Bei der Beschäftigung mit Schweizer Politik lohnt sich fast immer ein Blick ins «Historische Lexikon der Schweiz». Dort steht, was in der Wohnpolitik meistens vergessen geht. Erstens, dass der Wohnungsmarkt erst Mitte der sechziger Jahre erheblich liberalisiert wurde. Und zweitens, dass Wohnungsnot schon lange ein periodisch wiederkehrendes Phänomen ist.

Schon zu Beginn des letzten Jahrhunderts galt: Wenn der Leerwohnungsstand die Fünfprozentmarke überschreitet, bricht der Wohnungsbau ein. Wenn der Leerstand abnimmt, steigen die Preise wieder; dann wird auch wieder mehr in den Wohnungsmarkt investiert. Für die Mieter:innen gilt aus Sicht des Immobilienmarkts also: Ein bisschen leiden müssen sie. Das Kapital, das in neue Wohnungsbauten investieren könnte, hat kein Interesse an zahlbaren Mieten – und kein Problem mit einer tiefen Leerwohnungsziffer. Denn gebaut wird nicht, was gebraucht wird, sondern was rentiert.

Laut einer Studie des Büros BASS von 2022 zahlen Mieter:innen derzeit jedes Jahr rund zehn Milliarden Franken mehr Miete, als aufgrund der Zinsentwicklung, der Unterhaltskosten und der gemäss Mietrecht zugelassenen Rendite erlaubt wäre. Mit dieser Summe liesse sich ohne Weiteres zusätzlich zur 13. noch eine 14. AHV-Rente finanzieren. Aber wer mag sich schon mit der Hausverwaltung anlegen? «Vermieter» ist kein richtiger Beruf. Jedes Jahr ergiesst sich ein Geldsegen über diejenigen, die ohnehin schon besitzen, und ein grosser Teil der Bevölkerung hat keine andere Wahl, als diesen zu finanzieren.

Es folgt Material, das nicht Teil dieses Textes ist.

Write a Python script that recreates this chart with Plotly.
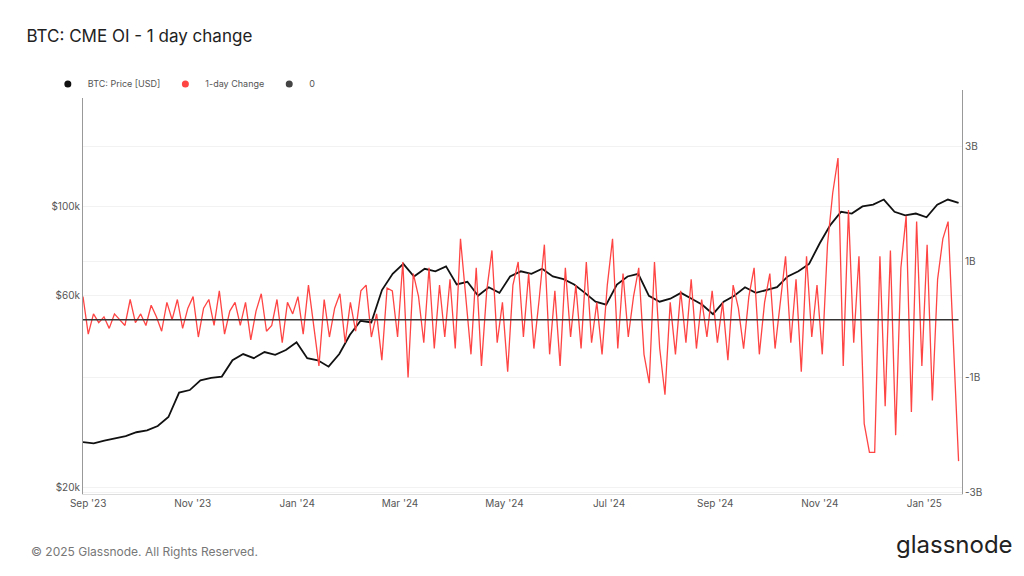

Was sich immer weiter erhitzt, fängt aber irgendwann vielleicht Feuer. In den kommenden Tagen finden im Rahmen der «Housing Action Days» europaweit Aktionen gegen den Mietwucher statt. In Genf demonstrierten am letzten Wochenende Tausende gegen steigende Mieten und für eine inklusive Stadt. In Zürich organisieren sich derzeit gleich in zwei Quartieren Mieter:innen gegen die Verdrängung. In Winterthur, wo Mieter:innen von rund 1700 Wohnungen in Liegenschaften der Stefanini-Stiftung von Kündigung bedroht sind, stehen die Zeichen auf Widerstand. In Basel dauert der Kampf für die Durchsetzung des weitreichendsten Mieter:innenschutzes der Schweiz an. Die Angebotsmieten haben dort im letzten Jahr um weniger als drei Prozent zugelegt.

In einem Moment seltener Klarheit erkennt ausgerechnet die UBS die Regeln des Wohnungsmarkts, mit deren Exegese sich die Analyst:innen so gern beschäftigen, als durchaus formbar. In ihrer Studie zur Zehn-Millionen-Schweiz mit dem Titel «Bonanza für die Immobilienbranche?» warnt sie vor verfrühtem Optimismus aufseiten der Investor:innen. Wenn sich die Wohnsituation weiter verschlechtere, heisst es dort, könnte die Politik womöglich den Markt stärker beschränken: «Träume von hohen Wertsteigerungen aufgrund anziehender Mieten könnten sich schnell als Illusion erweisen.»